● **Exercise aim**
Locate the line that contains "Give me the matplotlib source for this chart." and the line that contains "yticks = [-7, -5, -3, -1, 1, 3, 5]". Copy both of them exactly, together with every line between them, and no others.

● **Extracted material**
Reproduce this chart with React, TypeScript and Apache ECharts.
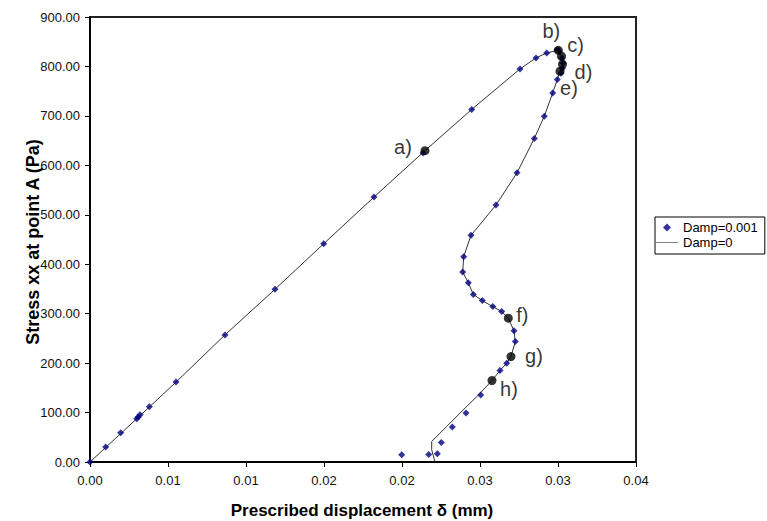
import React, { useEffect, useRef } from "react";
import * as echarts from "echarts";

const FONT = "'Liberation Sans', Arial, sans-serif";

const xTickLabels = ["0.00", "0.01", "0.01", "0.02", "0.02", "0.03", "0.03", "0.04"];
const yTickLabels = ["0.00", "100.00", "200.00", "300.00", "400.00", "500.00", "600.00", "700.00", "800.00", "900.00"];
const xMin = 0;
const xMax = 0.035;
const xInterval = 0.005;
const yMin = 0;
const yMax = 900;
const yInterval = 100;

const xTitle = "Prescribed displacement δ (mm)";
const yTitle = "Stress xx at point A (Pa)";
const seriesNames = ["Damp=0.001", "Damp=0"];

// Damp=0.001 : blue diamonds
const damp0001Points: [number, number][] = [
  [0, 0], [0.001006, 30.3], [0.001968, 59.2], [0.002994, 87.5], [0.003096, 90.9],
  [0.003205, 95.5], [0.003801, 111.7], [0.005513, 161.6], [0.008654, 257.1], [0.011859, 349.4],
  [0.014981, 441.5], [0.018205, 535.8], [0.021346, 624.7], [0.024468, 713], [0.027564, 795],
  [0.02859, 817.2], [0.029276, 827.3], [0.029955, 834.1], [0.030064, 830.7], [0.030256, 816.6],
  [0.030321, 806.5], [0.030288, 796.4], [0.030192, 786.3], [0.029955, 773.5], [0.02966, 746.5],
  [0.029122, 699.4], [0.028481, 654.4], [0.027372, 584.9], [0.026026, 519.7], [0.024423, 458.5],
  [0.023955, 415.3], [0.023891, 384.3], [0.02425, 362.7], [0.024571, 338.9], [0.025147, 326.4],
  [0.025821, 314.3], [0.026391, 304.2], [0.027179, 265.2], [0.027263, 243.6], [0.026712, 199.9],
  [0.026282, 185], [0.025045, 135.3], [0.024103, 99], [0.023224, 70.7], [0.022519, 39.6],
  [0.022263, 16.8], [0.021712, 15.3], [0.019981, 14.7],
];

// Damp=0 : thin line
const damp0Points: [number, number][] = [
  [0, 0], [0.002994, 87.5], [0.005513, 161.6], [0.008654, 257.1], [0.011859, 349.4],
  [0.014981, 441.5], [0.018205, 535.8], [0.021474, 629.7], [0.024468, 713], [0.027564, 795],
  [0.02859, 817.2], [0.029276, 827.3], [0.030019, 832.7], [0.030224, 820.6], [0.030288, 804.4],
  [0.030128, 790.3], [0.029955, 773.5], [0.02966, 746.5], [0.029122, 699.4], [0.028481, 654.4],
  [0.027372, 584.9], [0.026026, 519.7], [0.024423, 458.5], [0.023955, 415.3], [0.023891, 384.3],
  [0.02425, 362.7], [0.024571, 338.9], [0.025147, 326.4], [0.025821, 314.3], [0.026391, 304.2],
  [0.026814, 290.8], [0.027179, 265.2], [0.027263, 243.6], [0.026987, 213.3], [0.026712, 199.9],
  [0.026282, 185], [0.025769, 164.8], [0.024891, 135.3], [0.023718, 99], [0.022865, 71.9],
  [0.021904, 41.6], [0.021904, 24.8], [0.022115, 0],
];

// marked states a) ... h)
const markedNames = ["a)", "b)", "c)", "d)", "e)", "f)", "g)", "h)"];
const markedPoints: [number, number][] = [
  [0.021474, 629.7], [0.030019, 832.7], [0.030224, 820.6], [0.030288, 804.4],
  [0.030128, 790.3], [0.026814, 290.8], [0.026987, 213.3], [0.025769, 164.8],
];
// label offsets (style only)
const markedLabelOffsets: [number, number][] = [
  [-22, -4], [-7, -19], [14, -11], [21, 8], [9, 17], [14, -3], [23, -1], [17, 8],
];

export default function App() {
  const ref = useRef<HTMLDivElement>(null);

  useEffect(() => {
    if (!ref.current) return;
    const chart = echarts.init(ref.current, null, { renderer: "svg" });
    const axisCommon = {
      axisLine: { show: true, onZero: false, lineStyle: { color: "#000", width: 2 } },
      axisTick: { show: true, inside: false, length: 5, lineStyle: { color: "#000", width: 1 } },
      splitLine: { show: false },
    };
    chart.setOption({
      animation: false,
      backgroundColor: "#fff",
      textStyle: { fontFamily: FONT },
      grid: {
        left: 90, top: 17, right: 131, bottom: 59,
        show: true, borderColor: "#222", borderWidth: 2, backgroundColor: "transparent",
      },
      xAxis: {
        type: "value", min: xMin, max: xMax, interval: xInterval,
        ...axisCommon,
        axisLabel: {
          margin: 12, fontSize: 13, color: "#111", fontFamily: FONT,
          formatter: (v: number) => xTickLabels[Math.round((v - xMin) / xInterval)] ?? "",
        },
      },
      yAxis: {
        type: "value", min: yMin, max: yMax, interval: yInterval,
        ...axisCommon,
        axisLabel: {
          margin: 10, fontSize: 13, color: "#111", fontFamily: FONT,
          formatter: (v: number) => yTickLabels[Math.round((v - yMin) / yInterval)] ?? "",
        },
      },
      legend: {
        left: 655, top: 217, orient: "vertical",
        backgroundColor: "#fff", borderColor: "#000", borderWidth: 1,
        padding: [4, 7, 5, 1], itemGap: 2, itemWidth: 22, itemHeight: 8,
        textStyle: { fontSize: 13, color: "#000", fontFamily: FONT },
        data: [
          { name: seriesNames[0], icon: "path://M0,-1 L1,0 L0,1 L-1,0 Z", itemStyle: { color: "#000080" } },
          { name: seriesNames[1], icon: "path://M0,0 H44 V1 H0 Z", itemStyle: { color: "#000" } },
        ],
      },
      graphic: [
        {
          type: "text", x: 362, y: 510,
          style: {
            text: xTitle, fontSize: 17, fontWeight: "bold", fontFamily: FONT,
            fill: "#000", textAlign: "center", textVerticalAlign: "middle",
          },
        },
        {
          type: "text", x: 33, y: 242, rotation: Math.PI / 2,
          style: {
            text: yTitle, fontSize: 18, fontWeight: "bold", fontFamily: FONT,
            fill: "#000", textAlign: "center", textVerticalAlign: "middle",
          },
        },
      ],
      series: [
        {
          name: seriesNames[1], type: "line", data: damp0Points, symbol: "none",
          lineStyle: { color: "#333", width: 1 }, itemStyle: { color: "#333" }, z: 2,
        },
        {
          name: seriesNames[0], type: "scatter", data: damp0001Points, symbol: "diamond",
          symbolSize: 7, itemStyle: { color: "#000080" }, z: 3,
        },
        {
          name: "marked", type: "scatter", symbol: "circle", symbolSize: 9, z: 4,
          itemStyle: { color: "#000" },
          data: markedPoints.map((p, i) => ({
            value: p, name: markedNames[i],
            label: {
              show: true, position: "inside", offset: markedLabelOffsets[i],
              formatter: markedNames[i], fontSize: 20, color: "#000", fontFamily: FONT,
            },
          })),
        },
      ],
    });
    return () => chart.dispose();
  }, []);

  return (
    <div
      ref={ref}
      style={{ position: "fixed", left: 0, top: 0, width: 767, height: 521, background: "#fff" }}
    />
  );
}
---
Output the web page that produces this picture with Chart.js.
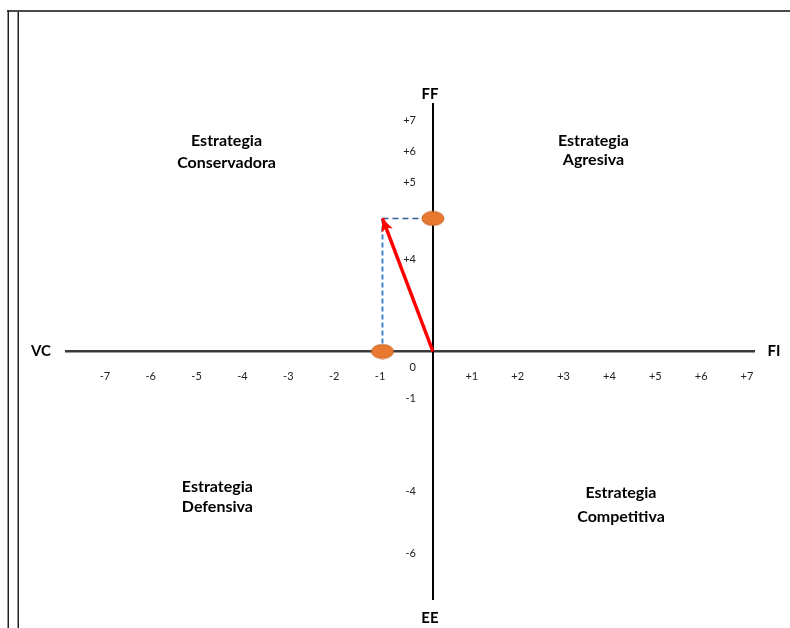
...
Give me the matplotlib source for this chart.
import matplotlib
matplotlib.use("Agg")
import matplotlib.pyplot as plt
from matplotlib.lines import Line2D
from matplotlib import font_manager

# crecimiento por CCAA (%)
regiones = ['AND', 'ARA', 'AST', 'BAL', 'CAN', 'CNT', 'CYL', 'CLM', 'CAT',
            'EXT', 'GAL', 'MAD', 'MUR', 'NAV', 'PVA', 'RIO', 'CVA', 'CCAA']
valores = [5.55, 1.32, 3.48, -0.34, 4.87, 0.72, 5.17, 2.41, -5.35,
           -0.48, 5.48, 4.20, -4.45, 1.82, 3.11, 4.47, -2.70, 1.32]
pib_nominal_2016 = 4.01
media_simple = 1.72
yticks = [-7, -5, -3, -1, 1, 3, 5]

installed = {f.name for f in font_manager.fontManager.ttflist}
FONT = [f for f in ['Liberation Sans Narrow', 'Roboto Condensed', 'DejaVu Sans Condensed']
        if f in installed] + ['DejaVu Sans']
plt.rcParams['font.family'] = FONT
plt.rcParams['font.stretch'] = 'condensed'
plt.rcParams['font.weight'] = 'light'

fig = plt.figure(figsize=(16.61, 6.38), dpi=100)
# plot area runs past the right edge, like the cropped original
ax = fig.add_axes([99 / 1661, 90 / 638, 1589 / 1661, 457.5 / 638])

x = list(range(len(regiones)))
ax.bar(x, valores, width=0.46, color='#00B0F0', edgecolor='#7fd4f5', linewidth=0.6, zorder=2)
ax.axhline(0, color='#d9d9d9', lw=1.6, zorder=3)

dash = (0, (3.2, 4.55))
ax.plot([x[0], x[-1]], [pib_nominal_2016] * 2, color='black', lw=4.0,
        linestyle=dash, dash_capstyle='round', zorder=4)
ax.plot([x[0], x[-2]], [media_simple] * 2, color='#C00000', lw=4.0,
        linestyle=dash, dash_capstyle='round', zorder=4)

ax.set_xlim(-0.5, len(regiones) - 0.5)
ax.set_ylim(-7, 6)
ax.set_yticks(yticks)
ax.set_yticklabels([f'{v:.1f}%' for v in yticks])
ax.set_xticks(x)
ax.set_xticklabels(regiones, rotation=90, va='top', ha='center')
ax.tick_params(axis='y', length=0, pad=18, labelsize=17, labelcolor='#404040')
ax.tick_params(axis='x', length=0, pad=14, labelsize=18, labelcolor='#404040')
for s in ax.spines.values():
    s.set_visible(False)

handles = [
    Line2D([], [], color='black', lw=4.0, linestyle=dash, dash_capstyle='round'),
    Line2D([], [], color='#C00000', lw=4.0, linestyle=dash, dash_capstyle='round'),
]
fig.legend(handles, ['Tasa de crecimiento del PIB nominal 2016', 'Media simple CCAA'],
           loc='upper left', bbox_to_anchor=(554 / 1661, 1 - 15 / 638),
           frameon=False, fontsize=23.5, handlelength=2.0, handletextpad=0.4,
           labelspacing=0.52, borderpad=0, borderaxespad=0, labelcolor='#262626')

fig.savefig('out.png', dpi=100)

● **Solved problem**
Give me the matplotlib source for this chart.
import matplotlib
matplotlib.use("Agg")
import matplotlib.pyplot as plt
from matplotlib.lines import Line2D
from matplotlib import font_manager

# crecimiento por CCAA (%)
regiones = ['AND', 'ARA', 'AST', 'BAL', 'CAN', 'CNT', 'CYL', 'CLM', 'CAT',
            'EXT', 'GAL', 'MAD', 'MUR', 'NAV', 'PVA', 'RIO', 'CVA', 'CCAA']
valores = [5.55, 1.32, 3.48, -0.34, 4.87, 0.72, 5.17, 2.41, -5.35,
           -0.48, 5.48, 4.20, -4.45, 1.82, 3.11, 4.47, -2.70, 1.32]
pib_nominal_2016 = 4.01
media_simple = 1.72
yticks = [-7, -5, -3, -1, 1, 3, 5]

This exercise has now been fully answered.